RUNWAY REVIEW - CALVIN KLEIN COLLECTION
June 30, 2005
Since Calvin Klein himself has always had an affinity for the American
Southwest, it made sense for the label's current designer, Italo Zucchelli,
to seek inspiration in the same neck of the mesa. His spring 2006 collection
came in shades of sand, stone, and sky, and his tailored pieces featured
a tonic effect that called to mind the hard sheen of desert light. A reptile-print
jacket looked sun-bleached; leathers were paper-thin, as though worn by
the elements. A chambray shirt and trousers suggested a gas jockey somewhere
out in the middle of nowhere.

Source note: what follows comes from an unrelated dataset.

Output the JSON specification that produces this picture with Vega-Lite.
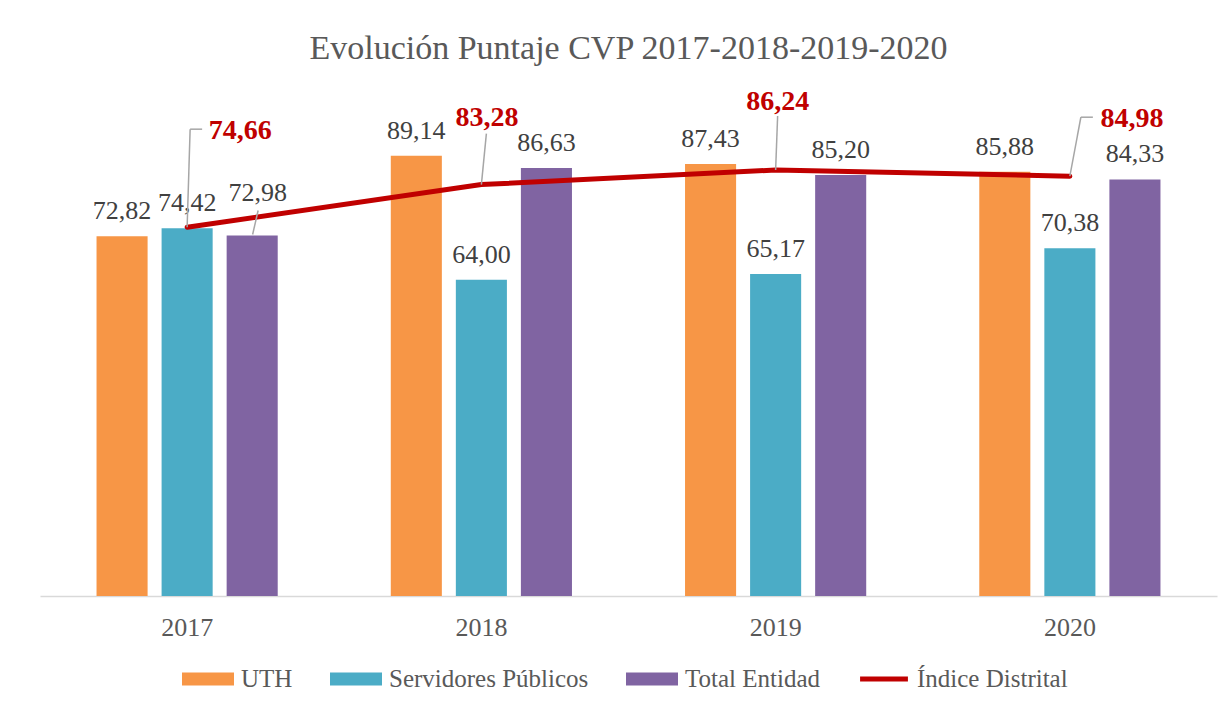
{
  "$schema": "https://vega.github.io/schema/vega-lite/v6.json",
  "autosize": {"type": "none"},
  "width": 1177,
  "height": 494,
  "padding": {"left": 40, "top": 102, "right": 15, "bottom": 109},
  "background": "white",
  "title": {
    "text": "Evolución Puntaje CVP 2017-2018-2019-2020",
    "font": "Liberation Serif",
    "fontSize": 34,
    "fontWeight": "normal",
    "color": "#595959",
    "anchor": "middle",
    "offset": 22
  },
  "data": {
    "values": [
      {"year": "2017", "serie": "UTH", "value": 72.82},
      {"year": "2017", "serie": "Servidores Públicos", "value": 74.42},
      {"year": "2017", "serie": "Total Entidad", "value": 72.98},
      {"year": "2017", "serie": "Índice Distrital", "value": 74.66},
      {"year": "2018", "serie": "UTH", "value": 89.14},
      {"year": "2018", "serie": "Servidores Públicos", "value": 64.00},
      {"year": "2018", "serie": "Total Entidad", "value": 86.63},
      {"year": "2018", "serie": "Índice Distrital", "value": 83.28},
      {"year": "2019", "serie": "UTH", "value": 87.43},
      {"year": "2019", "serie": "Servidores Públicos", "value": 65.17},
      {"year": "2019", "serie": "Total Entidad", "value": 85.20},
      {"year": "2019", "serie": "Índice Distrital", "value": 86.24},
      {"year": "2020", "serie": "UTH", "value": 85.88},
      {"year": "2020", "serie": "Servidores Públicos", "value": 70.38},
      {"year": "2020", "serie": "Total Entidad", "value": 84.33},
      {"year": "2020", "serie": "Índice Distrital", "value": 84.98}
    ]
  },
  "transform": [
    {"calculate": "replace(format(datum.value, '.2f'), '.', ',')", "as": "label"}
  ],
  "encoding": {
    "x": {
      "field": "year",
      "type": "nominal",
      "scale": {"paddingInner": 0, "paddingOuter": 0},
      "axis": {
        "title": null,
        "labelAngle": 0,
        "ticks": false,
        "tickSize": 0,
        "labelPadding": 31,
        "labelBaseline": "middle",
        "labelFont": "Liberation Serif",
        "labelFontSize": 26,
        "labelColor": "#595959",
        "domainColor": "#D9D9D9",
        "domainWidth": 1.5,
        "grid": false
      }
    },
    "y": {
      "field": "value",
      "type": "quantitative",
      "scale": {"domain": [0, 100], "nice": false, "zero": true},
      "axis": null
    }
  },
  "layer": [
    {
      "transform": [{"filter": "datum.serie !== 'Índice Distrital'"}],
      "mark": {"type": "bar"},
      "encoding": {
        "xOffset": {
          "field": "serie",
          "type": "nominal",
          "scale": {"domain": ["UTH", "Servidores Públicos", "Total Entidad"], "paddingInner": 0.215, "paddingOuter": 0.869}
        },
        "color": {
          "field": "serie",
          "type": "nominal",
          "scale": {
            "domain": ["UTH", "Servidores Públicos", "Total Entidad", "Índice Distrital"],
            "range": ["#F79646", "#4BACC6", "#8064A2", "#C00000"]
          },
          "legend": {
            "title": null,
            "orient": "none",
            "direction": "horizontal",
            "columns": 4,
            "legendX": 142,
            "legendY": 551,
            "symbolType": "M-1,-0.25H1V0.25H-1Z",
            "symbolSize": 2704,
            "symbolStrokeWidth": 0,
            "labelFont": "Liberation Serif",
            "labelFontSize": 25,
            "labelColor": "#595959",
            "labelOffset": 7,
            "labelLimit": 500,
            "columnPadding": 37,
            "encode": {
              "symbols": {
                "update": {
                  "shape": {"signal": "datum.value === 'Índice Distrital' ? 'M-0.92,-0.1H0.92V0.1H-0.92Z' : 'M-1,-0.25H1V0.25H-1Z'"},
                  "fill": {"signal": "scale('color', datum.value)"},
                  "fillOpacity": {"value": 1},
                  "strokeWidth": {"value": 0}
                }
              }
            }
          }
        }
      }
    },
    {
      "transform": [{"filter": "datum.serie === 'Índice Distrital'"}],
      "mark": {"type": "line", "strokeWidth": 5, "strokeCap": "round", "strokeJoin": "round"},
      "encoding": {
        "color": {"field": "serie", "type": "nominal"}
      }
    },
    {
      "transform": [{"filter": "datum.serie !== 'Índice Distrital' && !(datum.year === '2017' && datum.serie === 'Total Entidad')"}],
      "mark": {"type": "text", "font": "Liberation Serif", "fontSize": 26, "color": "#404040", "baseline": "middle", "dy": -25},
      "encoding": {
        "xOffset": {"field": "serie", "type": "nominal"},
        "text": {"field": "label"}
      }
    },
    {
      "transform": [{"filter": "datum.year === '2017' && datum.serie === 'Total Entidad'"}],
      "layer": [
        {
          "mark": {"type": "rule", "color": "#A6A6A6", "strokeWidth": 1.5, "xOffset": 65.5, "x2Offset": 71, "yOffset": -1, "y2Offset": -25},
          "encoding": {
            "x": {"field": "year", "type": "nominal", "bandPosition": 0.5},
            "x2": {"field": "year", "bandPosition": 0.5},
            "y2": {"field": "value"}
          }
        },
        {
          "mark": {"type": "text", "font": "Liberation Serif", "fontSize": 26, "color": "#404040", "baseline": "middle", "dx": 70.5, "dy": -42},
          "encoding": {"text": {"field": "label"}}
        }
      ]
    },
    {
      "transform": [{"filter": "datum.serie === 'Índice Distrital' && datum.year === '2017'"}],
      "layer": [
        {
          "mark": {"type": "rule", "color": "#A6A6A6", "strokeWidth": 1.5, "xOffset": 0, "x2Offset": 3, "yOffset": 0, "y2Offset": -98},
          "encoding": {"x": {"field": "year", "type": "nominal", "bandPosition": 0.5}, "x2": {"field": "year", "bandPosition": 0.5}, "y2": {"field": "value"}}
        },
        {
          "mark": {"type": "rule", "color": "#A6A6A6", "strokeWidth": 1.5, "xOffset": 3, "x2Offset": 15, "yOffset": -98, "y2Offset": -98},
          "encoding": {"x": {"field": "year", "type": "nominal", "bandPosition": 0.5}, "x2": {"field": "year", "bandPosition": 0.5}, "y2": {"field": "value"}}
        },
        {
          "mark": {"type": "text", "font": "Liberation Serif", "fontSize": 28, "fontWeight": "bold", "color": "#C00000", "baseline": "middle", "dx": 53, "dy": -96},
          "encoding": {"text": {"field": "label"}}
        }
      ]
    },
    {
      "transform": [{"filter": "datum.serie === 'Índice Distrital' && datum.year === '2018'"}],
      "layer": [
        {
          "mark": {"type": "rule", "color": "#A6A6A6", "strokeWidth": 1.5, "xOffset": 0, "x2Offset": 5, "yOffset": 0, "y2Offset": -51},
          "encoding": {"x": {"field": "year", "type": "nominal", "bandPosition": 0.5}, "x2": {"field": "year", "bandPosition": 0.5}, "y2": {"field": "value"}}
        },
        {
          "mark": {"type": "text", "font": "Liberation Serif", "fontSize": 28, "fontWeight": "bold", "color": "#C00000", "baseline": "middle", "dx": 5.5, "dy": -67},
          "encoding": {"text": {"field": "label"}}
        }
      ]
    },
    {
      "transform": [{"filter": "datum.serie === 'Índice Distrital' && datum.year === '2019'"}],
      "layer": [
        {
          "mark": {"type": "rule", "color": "#A6A6A6", "strokeWidth": 1.5, "xOffset": 0, "x2Offset": 2, "yOffset": 0, "y2Offset": -54},
          "encoding": {"x": {"field": "year", "type": "nominal", "bandPosition": 0.5}, "x2": {"field": "year", "bandPosition": 0.5}, "y2": {"field": "value"}}
        },
        {
          "mark": {"type": "text", "font": "Liberation Serif", "fontSize": 28, "fontWeight": "bold", "color": "#C00000", "baseline": "middle", "dx": 2, "dy": -68},
          "encoding": {"text": {"field": "label"}}
        }
      ]
    },
    {
      "transform": [{"filter": "datum.serie === 'Índice Distrital' && datum.year === '2020'"}],
      "layer": [
        {
          "mark": {"type": "rule", "color": "#A6A6A6", "strokeWidth": 1.5, "xOffset": 0, "x2Offset": 11, "yOffset": 0, "y2Offset": -59},
          "encoding": {"x": {"field": "year", "type": "nominal", "bandPosition": 0.5}, "x2": {"field": "year", "bandPosition": 0.5}, "y2": {"field": "value"}}
        },
        {
          "mark": {"type": "rule", "color": "#A6A6A6", "strokeWidth": 1.5, "xOffset": 11, "x2Offset": 23, "yOffset": -59, "y2Offset": -59},
          "encoding": {"x": {"field": "year", "type": "nominal", "bandPosition": 0.5}, "x2": {"field": "year", "bandPosition": 0.5}, "y2": {"field": "value"}}
        },
        {
          "mark": {"type": "text", "font": "Liberation Serif", "fontSize": 28, "fontWeight": "bold", "color": "#C00000", "baseline": "middle", "dx": 62, "dy": -57},
          "encoding": {"text": {"field": "label"}}
        }
      ]
    }
  ],
  "config": {
    "view": {"stroke": null},
    "font": "Liberation Serif"
  }
}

In fact, there was a working-man edge to
a lot of the clothes—a stone jeans-’n’-jacket combo, waxed cotton jackets
in sand and navy, even a pair of dungarees (these were dressed up with
a peak-shouldered jacket in the same fabric—it was Zucchelli’s own favorite
outfit in the show, he said).
Pitch-dark desert nights, meanwhile, were evoked by an indigo jacket over a T-shirt in a purple that suggested the last of the sunset. Romantic allusions aside, there was a lot of technology at work here: what looked like crinkled linen was actually an effect achieved by blending cotton with an iron fiber. Hard-wearing indeed, for long hot summers in the urban desert.